L'historien souligne que les Français ont toujours eu un problème avec le drapeau, contrairement aux Américains par exemple. "Mais le drapeau est sorti de la Révolution. C'est un signe d'émancipation, de liberté, d'égalité. Dans la guerre civile franco-française, il a été accaparé, par exemple, par l'extrême droite. Mais on a compris d'où il venait l'année dernière." Pascal Ory rapproche les époques : "Je fais la comparaison entre les marches républicaines de janvier 2015 et la Libération".

"Faire masse dans une société individualiste". Quant aux annonces sur les réseaux sociaux "Je suis Charlie" ou "Je suis en terrasse", l'historien les lie avec la phrase du président Kennedy : "Ich bin ein Berliner". De même "la majorité des 4 millions de personnes qui défilaient n'étaient pas des lecteurs de Charlie mais ils étaient pour des valeurs, en particulier la liberté d'expression. Ces sont des manifestations de masse, mais d'individualistes. On peut faire masse dans une société individualiste.
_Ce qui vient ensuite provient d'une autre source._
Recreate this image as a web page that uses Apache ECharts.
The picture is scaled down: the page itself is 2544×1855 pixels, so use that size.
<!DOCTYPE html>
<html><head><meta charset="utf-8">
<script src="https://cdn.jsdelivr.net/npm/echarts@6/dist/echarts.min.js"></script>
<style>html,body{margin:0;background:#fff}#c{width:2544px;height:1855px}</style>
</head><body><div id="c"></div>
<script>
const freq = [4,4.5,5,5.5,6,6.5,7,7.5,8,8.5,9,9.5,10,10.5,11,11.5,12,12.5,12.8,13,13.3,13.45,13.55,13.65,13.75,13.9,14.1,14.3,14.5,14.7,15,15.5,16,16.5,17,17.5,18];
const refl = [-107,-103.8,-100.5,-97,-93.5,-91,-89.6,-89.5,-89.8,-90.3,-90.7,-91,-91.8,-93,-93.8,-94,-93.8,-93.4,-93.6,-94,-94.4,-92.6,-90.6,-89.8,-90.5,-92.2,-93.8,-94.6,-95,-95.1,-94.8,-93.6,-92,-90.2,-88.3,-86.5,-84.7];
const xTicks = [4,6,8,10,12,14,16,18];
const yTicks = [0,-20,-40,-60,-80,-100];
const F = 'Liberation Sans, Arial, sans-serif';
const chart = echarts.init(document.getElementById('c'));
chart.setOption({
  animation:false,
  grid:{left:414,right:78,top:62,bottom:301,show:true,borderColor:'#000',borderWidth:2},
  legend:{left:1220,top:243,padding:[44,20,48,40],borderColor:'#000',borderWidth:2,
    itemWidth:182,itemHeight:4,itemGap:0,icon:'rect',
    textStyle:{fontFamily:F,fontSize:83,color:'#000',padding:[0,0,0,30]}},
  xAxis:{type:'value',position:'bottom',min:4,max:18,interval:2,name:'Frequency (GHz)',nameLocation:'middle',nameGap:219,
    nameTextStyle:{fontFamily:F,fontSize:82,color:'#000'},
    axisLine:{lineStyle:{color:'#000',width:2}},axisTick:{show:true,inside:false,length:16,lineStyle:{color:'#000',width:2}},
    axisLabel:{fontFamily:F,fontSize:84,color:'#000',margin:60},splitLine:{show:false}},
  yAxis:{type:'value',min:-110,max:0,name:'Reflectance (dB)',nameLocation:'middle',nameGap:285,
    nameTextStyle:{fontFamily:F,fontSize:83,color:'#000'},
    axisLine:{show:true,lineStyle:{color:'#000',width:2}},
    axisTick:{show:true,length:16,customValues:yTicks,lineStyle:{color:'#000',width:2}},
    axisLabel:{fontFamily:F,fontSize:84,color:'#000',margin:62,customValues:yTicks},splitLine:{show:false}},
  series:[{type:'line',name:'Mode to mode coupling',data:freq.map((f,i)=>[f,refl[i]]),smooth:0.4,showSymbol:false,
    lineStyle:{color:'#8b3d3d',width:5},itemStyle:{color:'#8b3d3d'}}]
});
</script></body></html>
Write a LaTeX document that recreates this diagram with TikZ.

L'historien a aussi "été sensible aux constitutions de lieux de mémoire sur les trottoirs, au Bataclan notamment. La société n'attendait pas que l'Etat lui dise de se réunir. Elle a fait commémoration d'une manière spontanée. Les valeurs en 1940-44 devenaient urgentes. En période de prospérité, ça s'amollit un petit peu, tout le monde se chamaille. Je pense qu'il faut croire à une sorte d'énergie de la crise. Nous ne sommes pas sortis de toutes les crises. Je pense que c'est dynamisant." Quant aux politiques, "ceux qui sont au pouvoir font leur job : commémorer, réunir, c'est ce que l'on attend d'eux. Une partie de la France considère que c'est insuffisant. Il y a un discours qui essaye d'unir et d'élever et un autre qui abaisse et qui divise."